Records provided:
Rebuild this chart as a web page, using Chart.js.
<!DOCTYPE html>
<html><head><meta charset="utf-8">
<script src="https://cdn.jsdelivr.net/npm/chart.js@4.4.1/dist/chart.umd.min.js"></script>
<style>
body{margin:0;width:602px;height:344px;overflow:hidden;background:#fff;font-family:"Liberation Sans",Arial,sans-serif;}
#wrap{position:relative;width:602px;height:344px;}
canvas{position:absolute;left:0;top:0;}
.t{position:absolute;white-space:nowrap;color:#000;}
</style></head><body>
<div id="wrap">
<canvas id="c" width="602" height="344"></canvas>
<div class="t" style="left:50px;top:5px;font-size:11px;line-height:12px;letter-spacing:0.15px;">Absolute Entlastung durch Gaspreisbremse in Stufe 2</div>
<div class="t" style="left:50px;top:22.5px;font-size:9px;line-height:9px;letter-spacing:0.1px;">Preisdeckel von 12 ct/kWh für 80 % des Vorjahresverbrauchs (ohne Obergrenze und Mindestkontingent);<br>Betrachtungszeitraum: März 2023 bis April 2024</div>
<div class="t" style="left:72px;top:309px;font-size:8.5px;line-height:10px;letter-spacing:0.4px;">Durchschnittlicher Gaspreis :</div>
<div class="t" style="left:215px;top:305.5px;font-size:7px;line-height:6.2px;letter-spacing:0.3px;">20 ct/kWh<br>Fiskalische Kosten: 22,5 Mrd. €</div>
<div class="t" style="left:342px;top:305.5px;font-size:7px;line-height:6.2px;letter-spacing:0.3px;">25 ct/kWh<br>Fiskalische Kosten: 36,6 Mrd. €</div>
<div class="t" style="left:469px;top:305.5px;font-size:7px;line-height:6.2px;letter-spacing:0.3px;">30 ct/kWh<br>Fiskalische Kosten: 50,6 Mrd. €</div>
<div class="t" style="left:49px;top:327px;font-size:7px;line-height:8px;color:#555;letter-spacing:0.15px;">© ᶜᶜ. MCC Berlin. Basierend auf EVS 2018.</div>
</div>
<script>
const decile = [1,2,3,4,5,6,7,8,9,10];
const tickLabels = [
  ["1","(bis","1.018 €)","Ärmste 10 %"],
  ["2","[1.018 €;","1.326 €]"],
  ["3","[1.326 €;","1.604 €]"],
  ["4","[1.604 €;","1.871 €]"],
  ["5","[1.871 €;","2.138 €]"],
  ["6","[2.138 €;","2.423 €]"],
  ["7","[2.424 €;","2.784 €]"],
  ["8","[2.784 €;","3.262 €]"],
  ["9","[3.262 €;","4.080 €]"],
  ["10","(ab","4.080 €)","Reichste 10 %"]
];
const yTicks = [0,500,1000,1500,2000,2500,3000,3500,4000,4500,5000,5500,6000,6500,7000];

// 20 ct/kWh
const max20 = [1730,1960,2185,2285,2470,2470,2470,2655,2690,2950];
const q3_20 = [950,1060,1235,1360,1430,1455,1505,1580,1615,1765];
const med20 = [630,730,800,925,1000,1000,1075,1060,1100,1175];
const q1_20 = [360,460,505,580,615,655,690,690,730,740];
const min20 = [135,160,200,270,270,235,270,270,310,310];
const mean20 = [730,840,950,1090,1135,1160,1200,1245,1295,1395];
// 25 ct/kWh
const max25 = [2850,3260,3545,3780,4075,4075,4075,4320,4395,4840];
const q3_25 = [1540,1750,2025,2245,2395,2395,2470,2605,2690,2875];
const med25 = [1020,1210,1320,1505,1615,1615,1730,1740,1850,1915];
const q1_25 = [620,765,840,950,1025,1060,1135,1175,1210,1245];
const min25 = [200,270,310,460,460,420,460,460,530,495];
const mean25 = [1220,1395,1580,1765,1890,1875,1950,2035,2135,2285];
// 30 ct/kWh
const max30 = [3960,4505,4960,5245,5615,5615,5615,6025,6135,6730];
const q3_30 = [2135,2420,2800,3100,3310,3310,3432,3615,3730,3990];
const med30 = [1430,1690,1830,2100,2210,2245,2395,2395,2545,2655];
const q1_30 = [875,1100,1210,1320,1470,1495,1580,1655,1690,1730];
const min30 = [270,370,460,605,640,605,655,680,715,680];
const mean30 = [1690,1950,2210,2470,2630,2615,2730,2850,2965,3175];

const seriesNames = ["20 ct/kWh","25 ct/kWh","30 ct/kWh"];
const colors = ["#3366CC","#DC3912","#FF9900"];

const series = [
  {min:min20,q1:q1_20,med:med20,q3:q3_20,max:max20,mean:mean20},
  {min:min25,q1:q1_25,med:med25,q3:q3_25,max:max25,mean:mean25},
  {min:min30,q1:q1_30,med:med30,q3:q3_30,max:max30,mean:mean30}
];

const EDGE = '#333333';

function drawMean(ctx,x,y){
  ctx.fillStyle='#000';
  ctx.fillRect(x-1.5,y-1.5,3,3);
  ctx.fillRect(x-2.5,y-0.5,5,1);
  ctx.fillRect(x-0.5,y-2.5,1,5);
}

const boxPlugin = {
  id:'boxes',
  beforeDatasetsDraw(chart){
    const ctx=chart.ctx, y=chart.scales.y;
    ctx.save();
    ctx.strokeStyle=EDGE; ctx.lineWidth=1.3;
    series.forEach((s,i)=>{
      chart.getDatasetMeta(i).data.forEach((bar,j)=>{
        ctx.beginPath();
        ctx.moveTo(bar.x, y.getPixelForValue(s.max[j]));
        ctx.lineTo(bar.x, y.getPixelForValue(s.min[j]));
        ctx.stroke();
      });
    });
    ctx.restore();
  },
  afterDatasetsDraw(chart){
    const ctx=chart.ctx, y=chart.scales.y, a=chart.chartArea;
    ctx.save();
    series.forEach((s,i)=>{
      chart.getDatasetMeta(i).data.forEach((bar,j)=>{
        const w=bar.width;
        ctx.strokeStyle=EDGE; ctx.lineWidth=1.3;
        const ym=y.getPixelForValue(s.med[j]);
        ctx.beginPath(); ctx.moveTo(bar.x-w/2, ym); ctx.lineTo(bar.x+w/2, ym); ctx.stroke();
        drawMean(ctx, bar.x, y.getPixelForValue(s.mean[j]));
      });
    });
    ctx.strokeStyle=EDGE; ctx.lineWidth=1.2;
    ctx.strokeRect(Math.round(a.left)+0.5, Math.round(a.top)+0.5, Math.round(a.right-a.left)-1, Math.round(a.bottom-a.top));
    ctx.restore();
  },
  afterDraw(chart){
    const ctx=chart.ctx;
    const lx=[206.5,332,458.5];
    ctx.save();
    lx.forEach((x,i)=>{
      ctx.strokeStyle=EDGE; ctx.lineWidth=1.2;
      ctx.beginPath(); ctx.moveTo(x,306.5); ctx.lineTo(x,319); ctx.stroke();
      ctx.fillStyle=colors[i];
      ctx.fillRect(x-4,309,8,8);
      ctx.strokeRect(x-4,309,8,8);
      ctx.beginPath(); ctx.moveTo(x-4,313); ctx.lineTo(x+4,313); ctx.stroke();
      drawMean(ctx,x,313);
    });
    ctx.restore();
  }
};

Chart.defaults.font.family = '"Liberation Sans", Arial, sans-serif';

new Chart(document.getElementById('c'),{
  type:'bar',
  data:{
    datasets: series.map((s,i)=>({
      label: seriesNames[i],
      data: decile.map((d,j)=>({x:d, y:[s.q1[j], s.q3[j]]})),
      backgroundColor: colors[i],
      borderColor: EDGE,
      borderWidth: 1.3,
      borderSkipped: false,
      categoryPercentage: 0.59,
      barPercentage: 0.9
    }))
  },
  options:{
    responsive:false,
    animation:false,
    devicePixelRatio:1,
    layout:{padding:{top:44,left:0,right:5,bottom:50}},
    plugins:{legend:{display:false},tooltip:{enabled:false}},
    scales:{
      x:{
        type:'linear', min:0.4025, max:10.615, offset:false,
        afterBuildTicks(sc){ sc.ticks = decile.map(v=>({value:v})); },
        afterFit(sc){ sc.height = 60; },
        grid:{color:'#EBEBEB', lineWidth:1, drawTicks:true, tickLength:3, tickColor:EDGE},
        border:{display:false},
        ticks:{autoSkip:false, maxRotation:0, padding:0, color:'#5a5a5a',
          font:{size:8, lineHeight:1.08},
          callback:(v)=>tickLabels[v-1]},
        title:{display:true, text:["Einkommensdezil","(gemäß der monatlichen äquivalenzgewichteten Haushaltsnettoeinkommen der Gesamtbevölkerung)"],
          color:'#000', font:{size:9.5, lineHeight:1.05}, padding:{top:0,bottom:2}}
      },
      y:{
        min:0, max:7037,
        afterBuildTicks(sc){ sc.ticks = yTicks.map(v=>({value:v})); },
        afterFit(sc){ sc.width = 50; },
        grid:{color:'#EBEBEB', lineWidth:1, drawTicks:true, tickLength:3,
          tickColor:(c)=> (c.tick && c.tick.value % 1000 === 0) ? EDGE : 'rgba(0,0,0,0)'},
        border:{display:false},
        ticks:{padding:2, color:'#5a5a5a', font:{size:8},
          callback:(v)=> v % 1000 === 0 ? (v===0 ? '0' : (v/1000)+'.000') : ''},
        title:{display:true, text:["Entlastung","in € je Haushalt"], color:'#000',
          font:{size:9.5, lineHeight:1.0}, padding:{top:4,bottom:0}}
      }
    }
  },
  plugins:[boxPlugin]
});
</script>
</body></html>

==

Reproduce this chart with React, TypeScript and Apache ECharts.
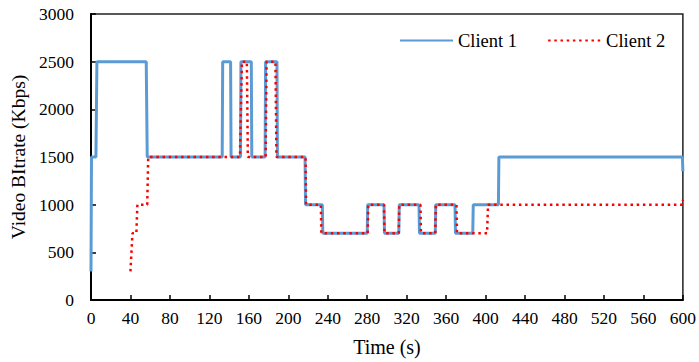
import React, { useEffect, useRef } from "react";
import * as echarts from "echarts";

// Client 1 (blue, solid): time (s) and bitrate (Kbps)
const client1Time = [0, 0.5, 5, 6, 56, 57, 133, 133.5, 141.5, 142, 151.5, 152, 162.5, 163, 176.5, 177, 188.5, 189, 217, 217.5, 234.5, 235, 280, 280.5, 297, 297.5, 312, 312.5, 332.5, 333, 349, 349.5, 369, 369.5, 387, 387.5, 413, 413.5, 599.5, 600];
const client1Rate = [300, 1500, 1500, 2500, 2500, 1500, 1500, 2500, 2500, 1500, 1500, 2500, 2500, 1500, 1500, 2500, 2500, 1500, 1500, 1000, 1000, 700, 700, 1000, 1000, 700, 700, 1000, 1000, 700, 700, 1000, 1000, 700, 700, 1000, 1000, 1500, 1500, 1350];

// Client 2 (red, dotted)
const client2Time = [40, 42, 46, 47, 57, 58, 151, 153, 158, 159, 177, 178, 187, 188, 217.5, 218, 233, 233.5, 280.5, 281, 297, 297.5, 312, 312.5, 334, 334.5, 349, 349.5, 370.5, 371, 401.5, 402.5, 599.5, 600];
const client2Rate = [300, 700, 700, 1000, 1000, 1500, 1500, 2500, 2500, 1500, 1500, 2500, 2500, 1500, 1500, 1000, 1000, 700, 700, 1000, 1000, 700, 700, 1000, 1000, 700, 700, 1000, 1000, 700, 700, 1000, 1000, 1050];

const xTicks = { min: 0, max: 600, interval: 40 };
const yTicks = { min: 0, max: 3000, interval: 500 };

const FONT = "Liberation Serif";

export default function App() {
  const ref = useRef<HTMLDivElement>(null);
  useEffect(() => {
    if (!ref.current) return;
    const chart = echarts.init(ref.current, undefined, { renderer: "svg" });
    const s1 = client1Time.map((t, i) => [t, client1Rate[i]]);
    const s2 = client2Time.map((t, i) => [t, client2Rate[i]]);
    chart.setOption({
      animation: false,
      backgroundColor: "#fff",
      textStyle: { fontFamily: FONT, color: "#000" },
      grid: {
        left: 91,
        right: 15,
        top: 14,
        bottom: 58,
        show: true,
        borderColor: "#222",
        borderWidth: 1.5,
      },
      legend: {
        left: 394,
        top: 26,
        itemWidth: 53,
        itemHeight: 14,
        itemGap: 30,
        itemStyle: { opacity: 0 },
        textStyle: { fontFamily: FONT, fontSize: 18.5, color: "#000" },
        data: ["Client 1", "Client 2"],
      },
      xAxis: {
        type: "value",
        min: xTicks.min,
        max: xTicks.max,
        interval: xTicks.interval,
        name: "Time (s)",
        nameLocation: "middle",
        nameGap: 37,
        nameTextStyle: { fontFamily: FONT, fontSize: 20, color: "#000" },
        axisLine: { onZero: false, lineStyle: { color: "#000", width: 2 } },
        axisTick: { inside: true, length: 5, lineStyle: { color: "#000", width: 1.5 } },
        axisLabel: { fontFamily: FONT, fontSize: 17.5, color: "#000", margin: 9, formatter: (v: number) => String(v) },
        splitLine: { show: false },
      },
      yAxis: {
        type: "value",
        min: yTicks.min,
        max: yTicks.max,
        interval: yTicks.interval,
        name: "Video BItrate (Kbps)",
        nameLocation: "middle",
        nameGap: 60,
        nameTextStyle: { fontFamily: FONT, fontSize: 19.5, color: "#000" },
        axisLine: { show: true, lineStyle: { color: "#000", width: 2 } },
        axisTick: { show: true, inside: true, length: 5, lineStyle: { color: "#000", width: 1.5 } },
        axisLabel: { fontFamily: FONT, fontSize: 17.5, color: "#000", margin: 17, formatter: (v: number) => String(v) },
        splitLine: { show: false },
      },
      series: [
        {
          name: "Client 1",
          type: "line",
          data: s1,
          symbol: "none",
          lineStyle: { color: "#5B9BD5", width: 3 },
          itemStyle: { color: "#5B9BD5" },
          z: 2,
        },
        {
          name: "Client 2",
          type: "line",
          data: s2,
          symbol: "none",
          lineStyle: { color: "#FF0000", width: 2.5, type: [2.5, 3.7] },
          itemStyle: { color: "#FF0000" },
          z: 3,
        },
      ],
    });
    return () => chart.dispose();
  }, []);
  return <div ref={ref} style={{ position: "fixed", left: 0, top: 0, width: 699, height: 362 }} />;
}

Exercise details:
Keep the pictures out, and extract only the lines that begin at the one containing "Reproduce this chart" and end at the one containing "import * as", inclusive.

Answer for this exercise:
Reproduce this chart with React, TypeScript and Apache ECharts.
import React, { useEffect, useRef } from "react";
import * as echarts from "echarts";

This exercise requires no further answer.